Mesmo assim, o trabalho de Relações Públicas foi tão bem feito, que a isso já
aspiram legiões de pessoas, na Ásia, África, Oriente Médio e América do Sul. Mas
os Donos (geoeconômicos) do Universo querem mais, muito mais.
Temos
pois a pós-história, como última moda em matéria de reality show. E sua
arma favorita é o neoliberalismo de guerra.
Giorgio Agamben |
Escolha
seu lado
Estamos
já familiarizados com o paradigma de Giorgio Agamben, do estado de emergência –
ou estado de exceção. O exemplo radical, até meados do século 20, foi o campo de
concentração. Mas a pós-história é mais criativa.
Temos
hoje um campo de concentração só para muçulmanos – em Guantánamo. Temos um
simulacro de campo de concentração – na Palestina, virtualmente murada e sob
vigilância 24 horas por dia, sete dias por semana, e onde “a lei” é o que diga
uma potência ocupante. E vimos já o que aconteceu – como um ensaio geral –
semana passada em Boston; a eufemística “interdição” [orig. “lockdown”]
de todas as ruas e vias da cidade, com suspensão da lei normal, substituída pela
lei marcial: nenhuma liberdade de ir e vir; nenhuma rede de telefonia celular
operante; e, se você for até o bar da esquina para comprar um refrigerante, pode
ser legalmente abatido a tiros no quintal de sua casa. Toda uma grande cidade do
norte industrializado dos EUA foi convertida em campo de concentração
high-tech.
Agamben
falou do estado de exceção como um excesso, de cima para baixo, da soberania; e
do estado de natureza – como em Hobbes – como uma ausência, de baixo para cima,
de soberania. Depois da Guerra Global ao Terror [orig. Global War on Terror
(GWOT)], a qual, diga o Pentágono o que disser, é, sim, perpétua (também
chamada “A Longa Guerra”, como definida em 2002, e parte da doutrina da
Dominação de Pleno Espectro [orig. Full Spectrum Dominance] do
Pentágono), já se pode falar de uma fusão.
A
guerra ao terror, normalizada sedutoramente pelo governo Obama, foi e continua a
ser um estado de exceção global, mesmo que as arapucas vão e venham: o
Patriot Act; Ordens Executivas clandestinas; tortura – recentemente, um
grupo bipartidário de investigação acusou todos os funcionários do governo
George W Bush por prática do crime de tortura; entrega “extraordinária” de
prisioneiros para serem torturados fora do território dos EUA, com colaboração
de estados seculares então aliados do ocidente, como Líbia e Síria, para nem
falar de nações da Europa Oriental e dos fantoches árabes de sempre, inclusive o
Egito-de-Mubarak; e o sempre crescente aparelho de segurança nacional dos EUA.
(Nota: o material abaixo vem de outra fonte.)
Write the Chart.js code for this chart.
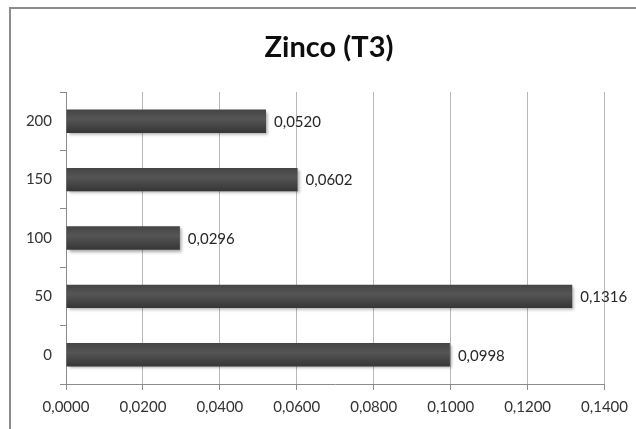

Guantánamo - Centro de torturas mantido pelos EUA em território cubano |
Em
matéria de campo de concentração, mais uma vez, Guantánamo é exemplo perfeito, o
qual, ao contrário do que Obama-candidato prometeu, permanecerá aberto
indefinidamente, como algumas das muitas, muitíssimas prisões “secretas” da CIA
da era-Bush.
Em
todos esses casos, aconteça o que acontecer na vida social – suspensão,
dissolução, balcanização, implosão, um estado de emergência – o que acontece aos
cidadãos é que a cidadania (bios) evapora. Mas as elites governantes –
políticas, econômicas, financeiras – pouco ligam para a cidadania. Só se
interessam por consumidores passivos.